Metaphors and musings aside, Green is unpacking the fleeting moments of a simple sunset and revealing the complexities that make them not so simple at all.

The next addition to the story of sunsets lies in science.

“Here’s what happens: Before a beam of sunlight gets to your eyes, it has many, many interactions with molecules that cause the so-called scattering of light. Different wavelengths are sent off in different directions when interacting with, say, oxygen or nitrogen in the atmosphere. 

“But at sunset, the light travels through the atmosphere longer before it reaches our eyes, so that much of the blue and purple has been scattered away before it reaches us, leaving the sky to our eyes rich in reds and pinks and oranges.”

Sunset in the Karoo; Image: Emilie Gambade

Does this take away from the mystery and wonder? Green argues it doesn’t. Rather, it makes it all the more beautiful – in all its extravagant poetry. 

“All I can say is that sometimes when the world is between day and night, I’m stopped cold by its splendour, and I feel my absurd smallness, and you’d think that would be sad, but it isn’t.

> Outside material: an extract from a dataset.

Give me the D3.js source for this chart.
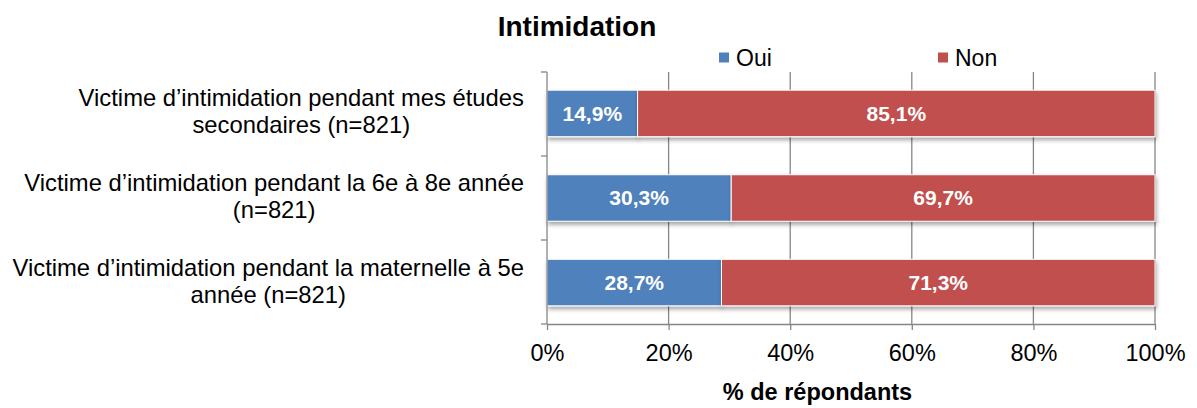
<!DOCTYPE html>
<html><head><meta charset="utf-8">
<script src="https://cdn.jsdelivr.net/npm/d3@7"></script>
<style>body{margin:0;background:#fff;font-family:"Liberation Sans",Arial,sans-serif;}</style>
</head><body><svg id="c" width="1197" height="408"></svg>
<script>
const categories = [
  ["Victime d’intimidation pendant mes études", "secondaires (n=821)"],
  ["Victime d’intimidation pendant la 6e à 8e année", "(n=821)"],
  ["Victime d’intimidation pendant la maternelle à 5e", "année (n=821)"]
];
const seriesNames = ["Oui", "Non"];
const oui = [14.9, 30.3, 28.7];
const non = [85.1, 69.7, 71.3];
const colors = ["#4F81BD", "#C0504D"];
const xTicks = [0, 20, 40, 60, 80, 100];

const svg = d3.select("#c");
const m = {l: 547, r: 1155, t: 72, b: 324};
const x = d3.scaleLinear().domain([0, 100]).range([m.l, m.r]);
const y = d3.scaleBand().domain(d3.range(categories.length)).range([m.t, m.b]).paddingInner(0.45).paddingOuter(0.215);

const defs = svg.append("defs");
const f = defs.append("filter").attr("id", "sh").attr("x", "-5%").attr("y", "-20%").attr("width", "110%").attr("height", "160%");
f.append("feDropShadow").attr("dx", 1).attr("dy", 3).attr("stdDeviation", 2).attr("flood-color", "#000").attr("flood-opacity", 0.35);

// gridlines
svg.append("g").selectAll("line").data(xTicks.slice(1)).join("line")
  .attr("x1", d => x(d)).attr("x2", d => x(d)).attr("y1", m.t).attr("y2", m.b)
  .attr("stroke", "#868686").attr("stroke-width", 1.3);

// bars
const rows = categories.map((c, i) => [
  {i, s: 0, x0: 0, v: oui[i]},
  {i, s: 1, x0: oui[i], v: non[i]}
]).flat();
const bars = svg.append("g");
bars.selectAll("rect").data(rows).join("rect")
  .attr("x", d => x(d.x0)).attr("width", d => x(d.x0 + d.v) - x(d.x0))
  .attr("y", d => y(d.i)).attr("height", y.bandwidth())
  .attr("fill", d => colors[d.s]).attr("stroke", "#fff").attr("stroke-width", 1)
  .attr("filter", "url(#sh)");
bars.selectAll("text").data(rows).join("text")
  .attr("x", d => x(d.x0 + d.v / 2)).attr("y", d => y(d.i) + y.bandwidth() / 2)
  .attr("dy", "0.35em").attr("text-anchor", "middle")
  .attr("fill", "#fff").attr("font-weight", "bold").attr("font-size", 21)
  .text(d => d.v.toFixed(1).replace(".", ",") + "%");

// x axis
const xa = svg.append("g").attr("transform", `translate(0,${m.b})`)
  .call(d3.axisBottom(x).tickValues(xTicks).tickFormat(d => d + "%").tickSize(6).tickSizeOuter(0));
xa.select(".domain").attr("stroke", "#868686").attr("stroke-width", 1.3);
xa.selectAll(".tick line").attr("stroke", "#868686").attr("stroke-width", 1.3);
xa.selectAll("text").attr("font-size", 23.5).attr("font-family", "Liberation Sans, Arial").attr("fill", "#000")
  .attr("y", 37).attr("dy", 0);

// y axis
const yTickPos = d3.range(categories.length + 1).map(i => m.t + i * (m.b - m.t) / categories.length);
svg.append("line").attr("x1", m.l).attr("x2", m.l).attr("y1", m.t).attr("y2", m.b).attr("stroke", "#868686").attr("stroke-width", 1.3);
svg.append("g").selectAll("line").data(yTickPos).join("line")
  .attr("x1", m.l - 6).attr("x2", m.l).attr("y1", d => d).attr("y2", d => d)
  .attr("stroke", "#868686").attr("stroke-width", 1.3);

// category labels
const lab = svg.append("g");
categories.forEach((c, i) => {
  const cy = y(i) + y.bandwidth() / 2;
  const t = lab.append("text").attr("font-size", 23.8).attr("fill", "#000").attr("text-anchor", "middle");
  c.forEach((line, k) => {
    t.append("tspan").attr("x", 0).attr("y", cy + (k - (c.length - 1) / 2) * 27).attr("dy", 6.5).text(line);
  });
  const bb = t.node().getBBox();
  t.attr("transform", `translate(${524 - bb.width / 2},0)`);
});

// title
svg.append("text").attr("x", 577).attr("y", 36).attr("text-anchor", "middle")
  .attr("font-size", 28).attr("font-weight", "bold").text("Intimidation");

// legend
const lg = svg.append("g");
const legX = [719, 938];
seriesNames.forEach((s, i) => {
  lg.append("rect").attr("x", legX[i]).attr("y", 52.5).attr("width", 10).attr("height", 10).attr("fill", colors[i]);
  lg.append("text").attr("x", legX[i] + 17).attr("y", 66).attr("font-size", 23).text(s);
});

// axis title
svg.append("text").attr("x", 817.5).attr("y", 400).attr("text-anchor", "middle")
  .attr("font-size", 23.5).attr("font-weight", "bold").text("% de répondants");
</script></body></html>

It only makes me grateful.”

What is captivating about Green’s storytelling is his dedication to his subject and his passion in peeling back the layers of a daily natural phenomenon.

“We want to distill life down into single data points or elevator pitches but the reality of human experience is so nuanced and multitudinous,” Green says.

Toni Morrison wrote:

“At some point in life, the world’s beauty becomes enough. You don’t need to photograph, paint, or even remember it. It is enough.”

“So what can we say about the clichéd beauty of sunsets? Perhaps only that they are enough,” Green says.

“So I try to turn toward that scattered light… and I tell myself: This doesn’t look like a picture. And it doesn’t look like a god. It is a sunset, and it is wildly beautiful, and this whole thing you’ve been doing where almost nothing gets five stars because almost nothing is perfect? That’s b.s. So much is perfect. Starting with this.”